• What you should do:
A single run of lines is to be printed exactly: starting at the line with "Write a Python" and ending at the line with "p.outline_line_color = None", both included. Leave the pictures out.

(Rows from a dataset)
########

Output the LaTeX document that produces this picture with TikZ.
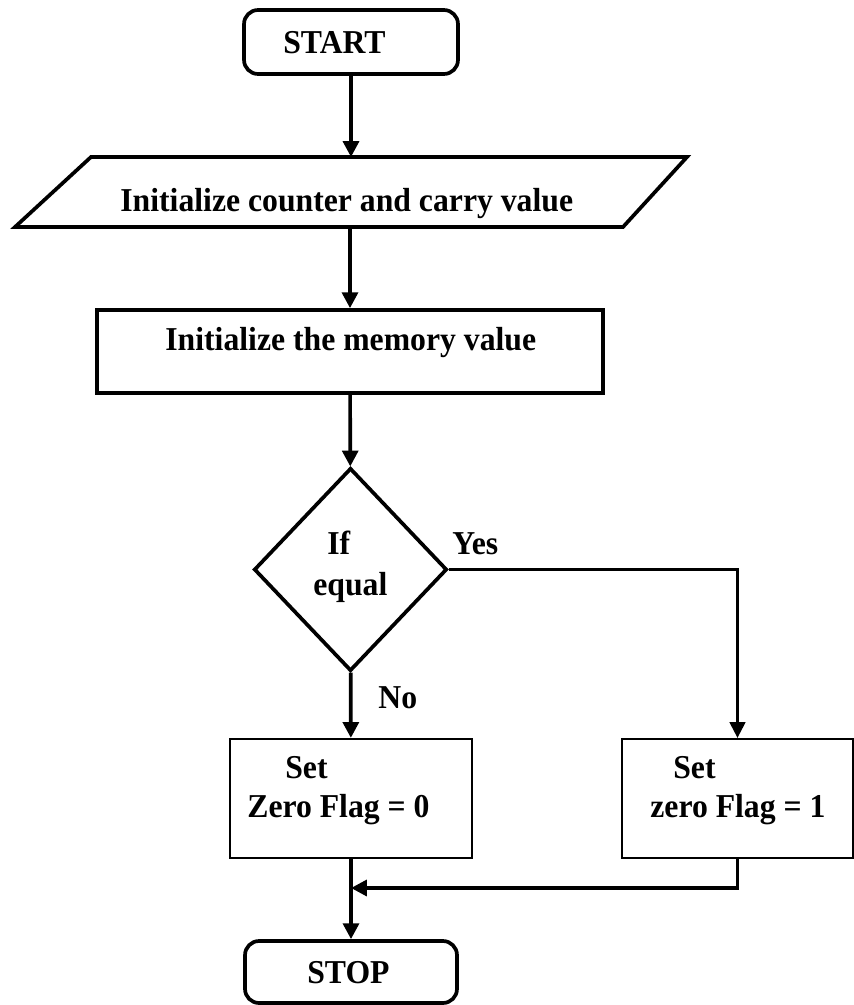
\documentclass[tikz,border=0pt]{standalone}
\usepackage{fontspec}
\setmainfont{Liberation Serif}[FakeStretch=0.95]
\usetikzlibrary{shapes.geometric, arrows.meta}
\tikzset{flow/.style={line width=2.1pt, -{Triangle[width=9pt, length=9pt]}}}
\tikzset{thinflow/.style={line width=1.3pt, -{Triangle[width=9pt, length=9pt]}}}
\tikzset{txt/.style={inner sep=0pt, anchor=base west, font=\fontsize{19}{22}\selectfont\bfseries}}

\begin{document}
\begin{tikzpicture}[x=0.02cm, y=-0.02cm]%{{{
        \useasboundingbox (0, 0) rectangle (853, 1005);

        \node[draw, rounded corners=8pt, line width=2.1pt, minimum width=4.28cm, minimum height=1.28cm] (Na) at (351, 42) {};
        \coordinate (Nb1) at (91, 157);
        \coordinate (Nb2) at (687, 157);
        \coordinate (Nb3) at (623, 227);
        \coordinate (Nb4) at (15, 227);
        \draw [line width=2.1pt] (Nb1) -- (Nb2) -- (Nb3) -- (Nb4) -- cycle;
        \node[draw, line width=2.1pt, minimum width=10.12cm, minimum height=1.66cm] (Nc) at (350, 351.5) {};
        \node[draw, diamond, line width=2.1pt, inner sep=0pt, minimum width=3.86cm, minimum height=4.06cm] (Nd) at (350.5, 569.5) {};
        \node[draw, line width=1.3pt, minimum width=4.84cm, minimum height=2.38cm] (Ne) at (351, 798.5) {};
        \node[draw, line width=1.3pt, minimum width=4.62cm, minimum height=2.38cm] (Nf) at (737.5, 798.5) {};
        \node[draw, rounded corners=8pt, line width=2.1pt, minimum width=4.24cm, minimum height=1.24cm] (Ng) at (351, 972) {};
        \coordinate (Nm) at (351, 888);

        % texts
        \node[txt] (Ta) at (283, 53) {START};
        \node[txt] (Tb) at (120, 211) {Initialize counter and carry value};
        \node[txt] (Tc) at (165, 350) {Initialize the memory value};
        \node[txt] (Td1) at (327, 554) {If};
        \node[txt] (Td2) at (313, 595) {equal};
        \node[txt] (Ty) at (452, 554) {Yes};
        \node[txt] (Tn) at (378, 708) {No};
        \node[txt] (Te1) at (285, 778) {Set};
        \node[txt] (Te2) at (247, 817) {Zero Flag = 0};
        \node[txt] (Tf1) at (673, 778) {Set};
        \node[txt] (Tf2) at (650, 817) {zero Flag = 1};
        \node[txt] (Tg) at (307, 983) {STOP};

        \draw [flow] (Na) -- (Na |- Nb1);
        \draw [flow] (Nc |- Nb4) -- (Nc);
        \draw [flow] (Nc) -- (Nd);
        \draw [thinflow] (Nd.east) -| (Nf);
        \draw [flow] (Nd) -- (Ne);
        \draw [flow] (Ne) -- (Ng);
        \draw [flow] (Nf) |- (Nm);
    \end{tikzpicture}
\end{document}
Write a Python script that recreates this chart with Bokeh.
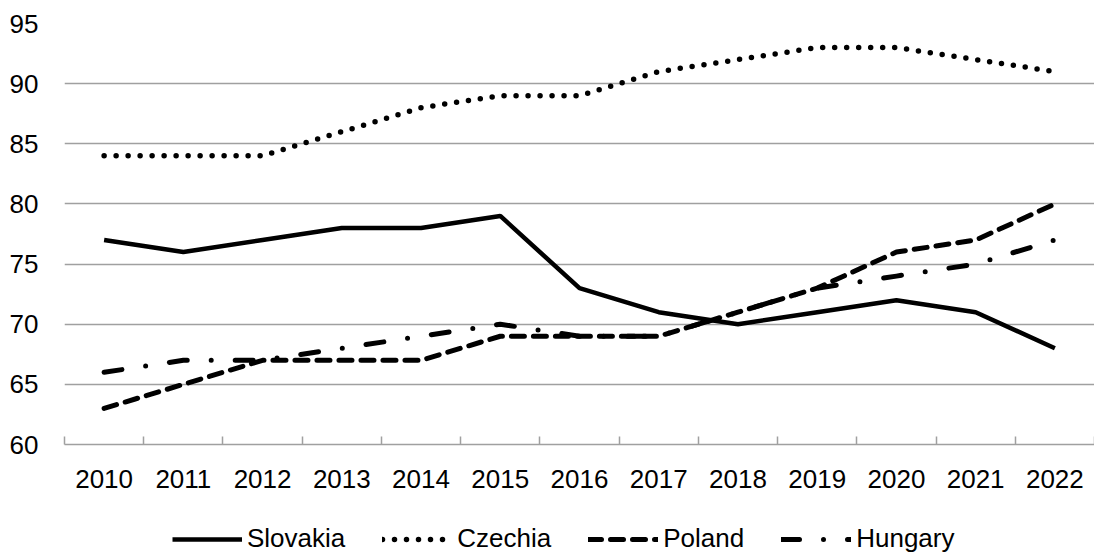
from bokeh.plotting import figure
from bokeh.layouts import column
from bokeh.models import Range1d, FixedTicker, Legend, LegendItem
from bokeh.embed import file_html
from bokeh.resources import INLINE

years = [2010, 2011, 2012, 2013, 2014, 2015, 2016, 2017, 2018, 2019, 2020, 2021, 2022]
slovakia = [77, 76, 77, 78, 78, 79, 73, 71, 70, 71, 72, 71, 68]
czechia = [84, 84, 84, 86, 88, 89, 89, 91, 92, 93, 93, 92, 91]
poland = [63, 65, 67, 67, 67, 69, 69, 69, 71, 73, 76, 77, 80]
hungary = [66, 67, 67, 68, 69, 70, 69, 69, 71, 73, 74, 75, 77]
names = ["Slovakia", "Czechia", "Poland", "Hungary"]
y_ticks = [60, 65, 70, 75, 80, 85, 90, 95]

series = [slovakia, czechia, poland, hungary]
styles = [dict(line_width=4.5),
          dict(line_width=5.5, line_dash="0 12", line_cap="round"),
          dict(line_width=5, line_dash="13 9", line_cap="round"),
          dict(line_width=5, line_dash="18 24 0 24", line_cap="round")]

FONT = "'Liberation Sans Narrow', 'Arial Narrow', 'Liberation Sans', Arial, sans-serif"
FS = "26px"

p = figure(width=1094, height=500, output_backend="svg", toolbar_location=None,
           x_range=Range1d(years[0] - 0.5, years[-1] + 0.5),
           y_range=Range1d(y_ticks[0], y_ticks[-1]),
           min_border_left=64, min_border_right=0, min_border_top=23, min_border_bottom=56)
p.outline_line_color = None

boundaries = [y - 0.5 for y in years] + [years[-1] + 0.5]
p.xaxis.ticker = FixedTicker(ticks=years, minor_ticks=boundaries)
p.xaxis.major_tick_line_color = None
p.xaxis.minor_tick_line_color = "#a0a0a0"
p.xaxis.minor_tick_line_width = 1.5
p.xaxis.minor_tick_in = 8
p.xaxis.minor_tick_out = 0
p.xaxis.axis_line_color = "#a0a0a0"
p.xaxis.axis_line_width = 1.5
p.xaxis.major_label_text_font = FONT
p.xaxis.major_label_text_font_size = FS
p.xaxis.major_label_text_color = "black"
p.xaxis.major_label_standoff = 19
p.xgrid.grid_line_color = None

p.yaxis.ticker = FixedTicker(ticks=y_ticks)
p.yaxis.axis_line_color = None
p.yaxis.major_tick_line_color = None
p.yaxis.minor_tick_line_color = None
p.yaxis.major_tick_out = 0
p.yaxis.major_label_text_font = FONT
p.yaxis.major_label_text_font_size = FS
p.yaxis.major_label_text_color = "black"
p.yaxis.major_label_standoff = 26
p.ygrid.grid_line_color = "#a0a0a0"
p.ygrid.grid_line_width = 1.5

for vals, st in zip(series, styles):
    p.line(years, vals, line_color="black", **st)

# legend strip below the chart (series drawn outside its visible range)
q = figure(width=1094, height=57, output_backend="svg", toolbar_location=None,
           x_range=Range1d(years[0] - 0.5, years[-1] + 0.5), y_range=Range1d(0, 1),
           x_axis_location=None, y_axis_location=None,
           min_border_left=0, min_border_right=0, min_border_top=0, min_border_bottom=0)
q.outline_line_color = None
q.xgrid.grid_line_color = None
q.ygrid.grid_line_color = None
items = []
for name, vals, st in zip(names, series, styles):
    r = q.line(years, vals, line_color="black", **st)
    items.append(LegendItem(label=name, renderers=[r]))

legend = Legend(items=items, orientation="horizontal", location=(108, 3),
                glyph_width=70, glyph_height=28, label_height=28, label_standoff=5, spacing=37,
                padding=0, margin=0, border_line_color=None, background_fill_alpha=0,
                label_text_font=FONT, label_text_font_size=FS, label_text_color="black")
q.add_layout(legend, "center")

layout = column(p, q, spacing=0)
open("out.html", "w").write(file_html(layout, INLINE))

########

• Correct response:
Write a Python script that recreates this chart with Bokeh.
from bokeh.plotting import figure
from bokeh.layouts import column
from bokeh.models import Range1d, FixedTicker, Legend, LegendItem
from bokeh.embed import file_html
from bokeh.resources import INLINE

years = [2010, 2011, 2012, 2013, 2014, 2015, 2016, 2017, 2018, 2019, 2020, 2021, 2022]
slovakia = [77, 76, 77, 78, 78, 79, 73, 71, 70, 71, 72, 71, 68]
czechia = [84, 84, 84, 86, 88, 89, 89, 91, 92, 93, 93, 92, 91]
poland = [63, 65, 67, 67, 67, 69, 69, 69, 71, 73, 76, 77, 80]
hungary = [66, 67, 67, 68, 69, 70, 69, 69, 71, 73, 74, 75, 77]
names = ["Slovakia", "Czechia", "Poland", "Hungary"]
y_ticks = [60, 65, 70, 75, 80, 85, 90, 95]

series = [slovakia, czechia, poland, hungary]
styles = [dict(line_width=4.5),
          dict(line_width=5.5, line_dash="0 12", line_cap="round"),
          dict(line_width=5, line_dash="13 9", line_cap="round"),
          dict(line_width=5, line_dash="18 24 0 24", line_cap="round")]

FONT = "'Liberation Sans Narrow', 'Arial Narrow', 'Liberation Sans', Arial, sans-serif"
FS = "26px"

p = figure(width=1094, height=500, output_backend="svg", toolbar_location=None,
           x_range=Range1d(years[0] - 0.5, years[-1] + 0.5),
           y_range=Range1d(y_ticks[0], y_ticks[-1]),
           min_border_left=64, min_border_right=0, min_border_top=23, min_border_bottom=56)
p.outline_line_color = None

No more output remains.